## Exercise requirements
Nothing after the line with "reset_edge_ms = 19.1" belongs in the copy; extract the lines below from the top through that line, pictures left out.

## Input data

## begin

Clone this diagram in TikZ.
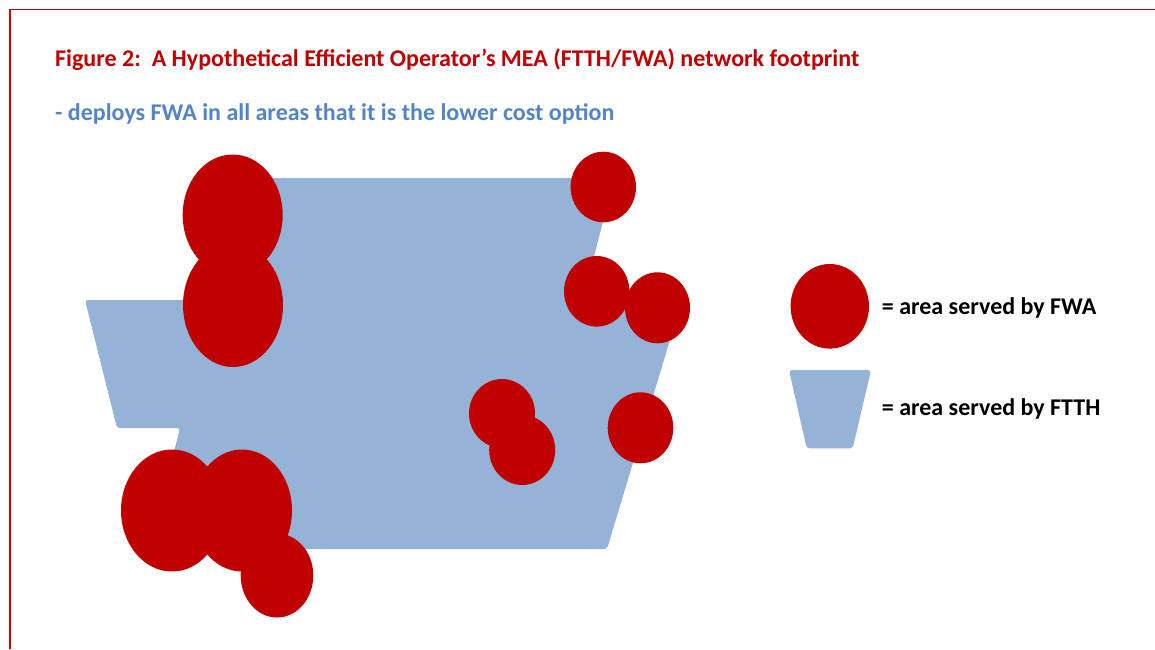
\documentclass[tikz,border=0pt]{standalone}
\usepackage{fontspec}
\setmainfont{Carlito}
\begin{document}
\begin{tikzpicture}[
  x=1pt, y=-1pt,
  every node/.style={inner sep=0pt},
  txt/.style={anchor=base west, font=\fontsize{24}{28}\selectfont\bfseries},
]

\definecolor{fwa}{HTML}{C00000}
\definecolor{ftth}{HTML}{95B3D7}
\definecolor{frame}{HTML}{CC0000}
\definecolor{sub}{HTML}{5384C4}

\useasboundingbox (0,0) rectangle (1155,649);

% frame
\draw[frame, line width=1.7pt] (10,649) -- (10,9.5) -- (1155,9.5);

% headings
\node[txt, text=fwa] (title) at (55,66)
  {Figure 2:\ \ A Hypothetical Efficient Operator’s MEA (FTTH/FWA) network footprint};
\node[txt, text=sub] (subtitle) at (55,120)
  {- deploys FWA in all areas that it is the lower cost option};

% FTTH footprint
\fill[ftth, rounded corners=3pt]
  (245,178) -- (614,178) -- (583,300) -- (682,300) -- (607,549) -- (150,549)
  -- (180,428) -- (117,428) -- (85,300) -- (205,300) -- cycle;

% FWA areas
\foreach \cx/\cy/\rx/\ry in {%
  232.7/215/50/60.5,
  233/305/50/62,
  603.3/187/32.7/35.3,
  596.7/291.3/32.7/35.3,
  657.5/307.8/32.5/35.5,
  502/413.5/33/34.5,
  522.2/450/33/35,
  640.5/427.8/32.8/35.5,
  172/510.5/51/61,
  242/510.5/50/61,
  277/575.5/36.3/42%
}
  \fill[fwa] (\cx,\cy) ellipse ({\rx pt} and {\ry pt});

% key
\fill[fwa] (829.8,306.3) ellipse (39.2pt and 42.3pt);
\fill[ftth, rounded corners=3pt]
  (789,370) -- (871,370) -- (852.7,448.3) -- (806.7,448.3) -- cycle;
\node[txt] (keyfwa) at (881.7,314) {= area served by FWA};
\node[txt] (keyftth) at (881.7,415) {= area served by FTTH};

\end{tikzpicture}
\end{document}
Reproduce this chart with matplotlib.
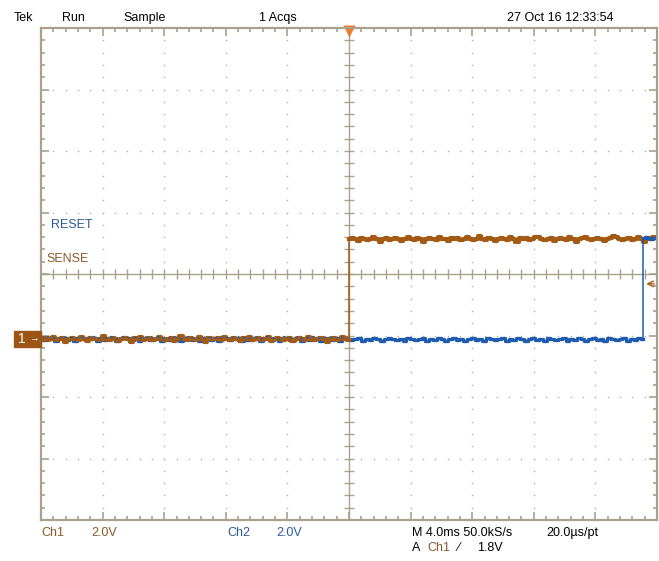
import numpy as np
import matplotlib.pyplot as plt
from matplotlib.patches import Rectangle

# scope settings
volts_per_div = 2.0
ms_per_div = 4.0
ch_offset_div = -1.06      # ground level of both channels, in divisions
sense_high = 3.25
reset_high = 3.30
sense_edge_ms = 0.0
reset_edge_ms = 19.1

# hand-read noise on the traces (V)
sense_low_noise = [0.00, 0.03, -0.03, 0.00, 0.06, -0.03, 0.00, 0.03, -0.10, 0.00,
                   0.03, 0.00, -0.03, 0.06, 0.00, -0.06, 0.03, 0.00, 0.00, -0.03,
                   0.10, 0.00, -0.03, 0.03, 0.00, -0.06, 0.00, 0.03, 0.00, -0.10,
                   0.03, 0.00, 0.06, -0.03, 0.00, 0.03, -0.03, 0.00, 0.06, 0.00,
                   -0.03, 0.00, 0.03, -0.06, 0.00, 0.10, 0.00, -0.03, 0.03, 0.00,
                   -0.03, 0.06, 0.00, -0.10, 0.03, 0.00, 0.00, 0.03, -0.03, 0.06,
                   0.00, -0.03, 0.03, 0.00, -0.06, 0.03, 0.00, 0.06, -0.03, 0.00,
                   0.03, -0.03, 0.00, 0.06, -0.06, 0.00, 0.03, 0.00, -0.03, 0.00,
                   0.03, -0.06, 0.00, 0.03, 0.00, -0.03, 0.06, 0.00, -0.03, 0.00,
                   0.03, 0.00, -0.10, 0.00, 0.03, -0.03, 0.00, 0.06, 0.00, -0.03]
sense_high_noise = [0.00, 0.03, 0.00, -0.06, 0.03, 0.00, -0.03, 0.00, 0.06, 0.00,
                    -0.10, 0.00, 0.03, -0.03, 0.00, 0.03, 0.00, -0.06, 0.00, 0.06,
                    0.00, -0.03, 0.03, 0.00, -0.10, 0.00, 0.03, 0.00, -0.03, 0.06,
                    0.00, 0.00, -0.06, 0.03, 0.00, 0.03, -0.03, 0.00, 0.06, 0.00,
                    -0.03, 0.00, 0.10, 0.00, -0.03, 0.03, 0.00, -0.06, 0.00, 0.03,
                    0.00, -0.03, 0.06, 0.00, -0.10, 0.03, 0.00, 0.03, -0.03, 0.00,
                    0.06, 0.06, 0.00, -0.03, 0.00, 0.03, -0.06, 0.00, 0.03, 0.00,
                    -0.03, 0.06, 0.00, -0.10, 0.00, 0.03, 0.06, 0.00, -0.03, 0.00,
                    0.03, 0.00, -0.06, 0.00, 0.03, 0.10, 0.06, 0.00, -0.03, 0.00,
                    0.03, -0.03, 0.00, 0.06, 0.00, -0.10, 0.03, 0.00, 0.06, 0.03]
reset_low_noise = [0.00, -0.03, 0.03, 0.00, -0.06, 0.00, 0.03, -0.03, 0.00, -0.06,
                   0.03, 0.00, -0.03, 0.00, 0.03, -0.06, 0.00, -0.03, 0.03, 0.00,
                   -0.06, 0.00, 0.03, 0.00, -0.03, 0.00, -0.06, 0.03, 0.00, -0.03,
                   0.00, 0.03, -0.06, 0.00, -0.03, 0.03, 0.00, -0.06, 0.00, 0.03,
                   -0.03, 0.00, -0.06, 0.00, 0.03, -0.03, 0.00, -0.06, 0.03, 0.00,
                   -0.03, 0.00, 0.03, -0.06, 0.00, -0.03, 0.03, 0.00, -0.06, 0.00,
                   0.03, -0.03, 0.00, -0.06, 0.03, 0.00, -0.03, 0.00, 0.03, -0.06,
                   0.00, -0.03, 0.03, 0.00, -0.06, 0.00, 0.03, -0.03, 0.00, -0.06,
                   0.03, 0.00, -0.03, 0.00, 0.03, -0.06, 0.00, -0.03, 0.03, 0.00,
                   -0.06, 0.00, 0.03, 0.00, -0.03, 0.00, -0.06, 0.03, 0.00, -0.03,
                   0.00, 0.03, -0.06, 0.00, -0.03, 0.03, 0.00, -0.06, 0.00, 0.03,
                   -0.03, 0.00, -0.06, 0.00, 0.03, -0.03, 0.00, -0.06, 0.03, 0.00,
                   -0.03, 0.00, 0.03, -0.06, 0.00, -0.03, 0.03, 0.00, -0.06, 0.00,
                   0.03, -0.03, 0.00, -0.06, 0.03, 0.00, -0.03, 0.00, 0.03, -0.06,
                   0.00, -0.03, 0.03, 0.00, -0.06, 0.00, 0.03, -0.03, 0.00, -0.06,
                   0.03, 0.00, -0.03, 0.00, 0.03, -0.06, 0.00, -0.03, 0.03, 0.00]
reset_high_noise = [0.00, 0.03, 0.00, -0.03, 0.00, 0.03]

ORANGE = '#A35A14'
BLUE = '#1F5CB0'
GRAT = '#A8A28C'
DOT = '#B0B0B0'
TXT_BROWN = '#8A5A28'
TXT_BLUE = '#2A5C96'

W, H = 659, 561


def to_div(t_ms, v):
    return np.asarray(t_ms) / ms_per_div + 5, np.asarray(v) / volts_per_div + ch_offset_div


fig = plt.figure(figsize=(W / 100, H / 100), dpi=100)
plt.rcParams['font.family'] = ['Liberation Sans', 'DejaVu Sans']
ax = fig.add_axes([41 / W, 41 / H, 616 / W, 492 / H])
ax.set_xlim(0, 10)
ax.set_ylim(-4, 4)

# graticule
for s in ax.spines.values():
    s.set_color(GRAT)
    s.set_linewidth(1.6)
ax.set_xticks(range(11))
ax.set_yticks(range(-4, 5))
ax.set_xticks(np.arange(0, 10.01, 0.2), minor=True)
ax.set_yticks(np.arange(-4, 4.01, 0.2), minor=True)
ax.tick_params(which='both', direction='in', top=True, right=True, color=GRAT,
               labelbottom=False, labelleft=False, width=1.2)
ax.tick_params(which='major', length=6)
ax.tick_params(which='minor', length=3)

minor_x = np.arange(0.2, 9.9, 0.2)
minor_y = np.arange(-3.8, 3.9, 0.2)
for gx in [1, 2, 3, 4, 6, 7, 8, 9]:
    ax.plot(np.full(len(minor_y), gx), minor_y, ls='none', marker='s', ms=1.0, color=DOT, mec='none')
for gy in [-3, -2, -1, 1, 2, 3]:
    ax.plot(minor_x, np.full(len(minor_x), gy), ls='none', marker='s', ms=1.0, color=DOT, mec='none')
ax.axhline(0, color=GRAT, lw=1.0)
ax.axvline(5, color=GRAT, lw=1.0)
ax.plot(minor_x, np.zeros(len(minor_x)), ls='none', marker='|', ms=7, mew=1.0, color=GRAT)
ax.plot(np.full(len(minor_y), 5), minor_y, ls='none', marker='_', ms=7, mew=1.0, color=GRAT)

# traces
t_sl = np.linspace(-20, sense_edge_ms, len(sense_low_noise))
t_sh = np.linspace(sense_edge_ms, 20, len(sense_high_noise))
v_sl = np.array(sense_low_noise)
v_sh = sense_high + np.array(sense_high_noise)

t_rl = np.linspace(-20, reset_edge_ms, len(reset_low_noise))
t_rh = np.linspace(reset_edge_ms, 20, len(reset_high_noise))
v_rl = np.array(reset_low_noise)
v_rh = reset_high + np.array(reset_high_noise)

# blue under orange on the left
x, y = to_div(t_rl, v_rl)
ax.plot(x, y, color=BLUE, lw=2.4, drawstyle='steps-mid')
# sense: flat parts thick, edge thin
x, y = to_div(t_sl, v_sl)
ax.plot(x, y, color=ORANGE, lw=3.0, drawstyle='steps-mid')
x, y = to_div(t_sh, v_sh)
ax.plot(x, y, color=ORANGE, lw=3.0, drawstyle='steps-mid')
x, y = to_div([sense_edge_ms, sense_edge_ms], [v_sl[-1], v_sh[0]])
ax.plot(x, y, color=ORANGE, lw=1.1)
# blue left part peeks over the orange
left = t_rl < sense_edge_ms
x, y = to_div(t_rl[left], v_rl[left] + 0.06)
ax.plot(x, y, color=BLUE, lw=1.0, ls=(0, (2, 2.5)))
# reset edge and high level
x, y = to_div([reset_edge_ms, reset_edge_ms], [v_rl[-1], v_rh[0]])
ax.plot(x, y, color=BLUE, lw=1.1)
x, y = to_div(t_rh, v_rh)
ax.plot(x, y, color=BLUE, lw=2.4, drawstyle='steps-mid')

# trigger position marker
ax.plot(5, 4 - 0.05, marker='v', ms=8, color='#F07A28', mec='none', clip_on=False)
# trigger level marker
trig_v = 1.8
ax.annotate('', xy=(9.78, trig_v / volts_per_div + ch_offset_div),
            xytext=(10.0, trig_v / volts_per_div + ch_offset_div),
            arrowprops=dict(arrowstyle='->', color=ORANGE, lw=1.0))


def ftext(px, py, s, size=9, **kw):
    fig.text(px / W, 1 - py / H, s, va='center', ha='left', fontsize=size, **kw)


ftext(14, 18, 'Tek')
ftext(62, 18, 'Run')
ftext(123, 18, 'Sample')
ftext(259, 18, '1 Acqs')
ftext(507, 18, '27 Oct 16 12:33:54')

ftext(51, 225, 'RESET', color=TXT_BLUE)
ftext(46, 259, 'SENSE', color=TXT_BROWN)

ftext(41, 533, 'Ch1', color=TXT_BROWN)
ftext(91, 533, '2.0V', color=TXT_BROWN)
ftext(227, 533, 'Ch2', color=TXT_BLUE)
ftext(276, 533, '2.0V', color=TXT_BLUE)
ftext(412, 533, 'M 4.0ms 50.0kS/s')
ftext(546, 533, '20.0\u00b5s/pt')
ftext(412, 548, 'A')
ftext(427, 548, 'Ch1', color=TXT_BROWN)
ftext(458, 548, '\u2215')
ftext(477, 548, '1.8V')

# channel 1 ground marker
fig.patches.append(Rectangle((14 / W, 1 - 347 / H), 27 / W, 16 / H, transform=fig.transFigure,
                             color='#9C5514', zorder=5))
ftext(18, 339, '1', size=10, color='white', zorder=6)
ftext(29, 338, '\u2192', size=7, color='white', zorder=6)

fig.savefig('out.png', dpi=100)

## end

## Full solution
Clone this diagram in TikZ.
\documentclass[tikz,border=0pt]{standalone}
\usepackage{fontspec}
\setmainfont{Carlito}
\begin{document}
\begin{tikzpicture}[
  x=1pt, y=-1pt,
  every node/.style={inner sep=0pt},
  txt/.style={anchor=base west, font=\fontsize{24}{28}\selectfont\bfseries},
]

\definecolor{fwa}{HTML}{C00000}
\definecolor{ftth}{HTML}{95B3D7}
\definecolor{frame}{HTML}{CC0000}
\definecolor{sub}{HTML}{5384C4}

\useasboundingbox (0,0) rectangle (1155,649);

% frame
\draw[frame, line width=1.7pt] (10,649) -- (10,9.5) -- (1155,9.5);

% headings
\node[txt, text=fwa] (title) at (55,66)
  {Figure 2:\ \ A Hypothetical Efficient Operator’s MEA (FTTH/FWA) network footprint};
\node[txt, text=sub] (subtitle) at (55,120)
  {- deploys FWA in all areas that it is the lower cost option};

% FTTH footprint
\fill[ftth, rounded corners=3pt]
  (245,178) -- (614,178) -- (583,300) -- (682,300) -- (607,549) -- (150,549)
  -- (180,428) -- (117,428) -- (85,300) -- (205,300) -- cycle;

% FWA areas
\foreach \cx/\cy/\rx/\ry in {%
  232.7/215/50/60.5,
  233/305/50/62,
  603.3/187/32.7/35.3,
  596.7/291.3/32.7/35.3,
  657.5/307.8/32.5/35.5,
  502/413.5/33/34.5,
  522.2/450/33/35,
  640.5/427.8/32.8/35.5,
  172/510.5/51/61,
  242/510.5/50/61,
  277/575.5/36.3/42%
}
  \fill[fwa] (\cx,\cy) ellipse ({\rx pt} and {\ry pt});

% key
\fill[fwa] (829.8,306.3) ellipse (39.2pt and 42.3pt);
\fill[ftth, rounded corners=3pt]
  (789,370) -- (871,370) -- (852.7,448.3) -- (806.7,448.3) -- cycle;
\node[txt] (keyfwa) at (881.7,314) {= area served by FWA};
\node[txt] (keyftth) at (881.7,415) {= area served by FTTH};

\end{tikzpicture}
\end{document}
Reproduce this chart with matplotlib.
import numpy as np
import matplotlib.pyplot as plt
from matplotlib.patches import Rectangle

# scope settings
volts_per_div = 2.0
ms_per_div = 4.0
ch_offset_div = -1.06      # ground level of both channels, in divisions
sense_high = 3.25
reset_high = 3.30
sense_edge_ms = 0.0
reset_edge_ms = 19.1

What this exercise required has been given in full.